Freitagspredigt
Unheil auf der Welt
11. September 2025
Verehrte Geschwister!
Die Menschheit hat sich weiterentwickelt, sie hat in Wissenschaft und Technologie große Fortschritte gemacht. Doch leider sind wir auch in unserer heutigen Zeit Zeugen von Grausamkeiten, wie sie selbst in sogenannten rückschrittlichen Zeitaltern selten waren. In Palästina und Ostturkestan sind Unterdrückte und Entrechtete in ihrem eigenen Land Blut und Tränen ausgeliefert. Frauen, Kinder und Alte werden aus ihren Häusern vertrieben. Wer Widerstand leistet, dem drohen Hunger und Tod.
In Gaza sind bei den Bombardierungen mehr als 60.000 Menschen ums Leben gekommen. Noch immer gelten über 10.000 Menschen unter den Trümmern als vermisst. Hunderte sind bereits an Hunger gestorben. Die Zahl der Verletzten liegt inzwischen bei etwa 150.000. Mit jedem Tag und jeder Stunde steigen diese Zahlen weiter an. Diese Grausamkeit wird im Bericht der Vereinten Nationen als Kriegsverbrechen bezeichnet und ist zweifellos zur Menschheitskatastrophe dieses Jahrhunderts geworden.
Liebe Geschwister!
Weltweit erheben viele Menschen ihre Stimme gegen dieses Unrecht und protestieren dagegen. Als Muslime sind wir den Völkern dieser Welt sehr dankbar; sie sprechen eine andere Sprache, gehören einer anderen Religion an oder haben eine andere Herkunft, stehen aber im Namen der Menschlichkeit an der Seite unserer palästinensischen Geschwister.

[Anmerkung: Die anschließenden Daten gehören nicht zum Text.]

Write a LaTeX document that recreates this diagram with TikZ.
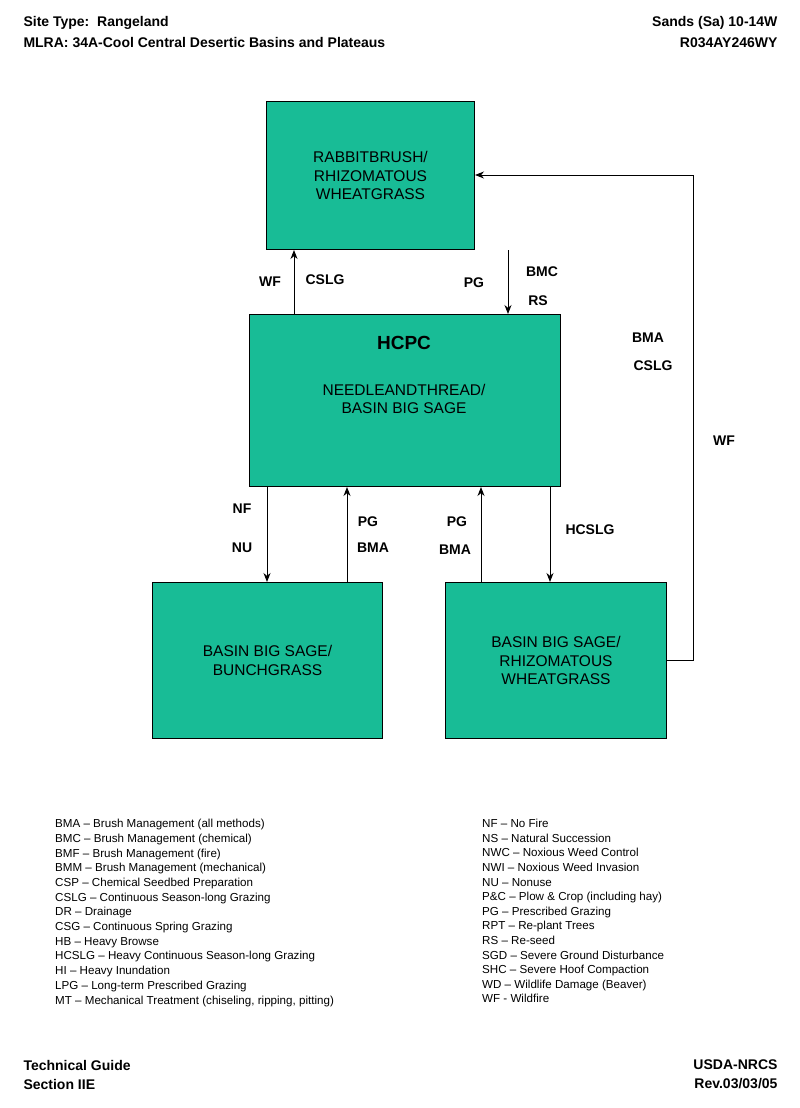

Das gibt uns Hoffnung – gerade in einer Zeit, in der grundlegende Werte wie Menschlichkeit so stark erschüttert sind. Das Schweigen einiger Länder und internationaler Institutionen, die viel bewirken könnten, zerreißt uns das Herz. Sie bleiben untätig und übersehen das Massaker. Gleichzeitig versuchen sie, den Eindruck zu erwecken, sie arbeiteten für den Weltfrieden. Dies erinnert uns an den Koranvers: „Und wenn zu ihnen gesagt wird: ‚Stiftet kein Verderben auf Erden!‘, sagen sie: ‚Wir sind ja nur die, die Frieden stiften.‘“[1]
Verehrte Muslime!
Verderben und Zerstörung gehören damals wie heute zu den größten Prüfungen für Menschen und Gesellschaften. Allah spricht zu allen Menschen: „Und stiftet auf Erden kein Verderben, nachdem in ihr Ordnung herrscht. Und ruft ihn an in Furcht und Verlangen. Siehe, Allahs Barmherzigkeit ist denen nahe, die Gutes tun.“[2]
Feindseligkeit zerstört auf persönlicher Ebene das Miteinander der Menschen. Auf gesellschaftlicher Ebene führt es zu endlosen Kriegen. Unterdrückung mag für eine Zeit lang stark wirken. Doch am Ende setzt sich die Gerechtigkeit durch, und der Unterdrücker bleibt niemals verschont. Darauf hat unser Prophet hingewiesen: „Allah gewährt dem Unterdrücker Aufschub. Doch wenn er ihn ergreift, lässt er ihn nicht los.“[3]
Liebe Geschwister!
Am 31. August hat sich die Globale Sumud-Flottille von Spanien aus auf den Weg gemacht, um die Blockade zu durchbrechen und humanitäre Hilfe zu leisten. Die Flottille ist eine zivile, friedliche Bewegung, die Menschen aus unterschiedlichen Religionen, Sprachen und Kulturen vereint – getragen von der Hoffnung auf Frieden.
Die Geschichte wird diejenigen, die angesichts dieses Unrechts nicht geschwiegen haben, mit goldenen Buchstaben festhalten. Unsere Bitte an Allah, den Herrn der Welten, ist: Möge diese Flottille ihr Ziel sicher erreichen und den Menschen zur Hilfe eilen können. Âmîn.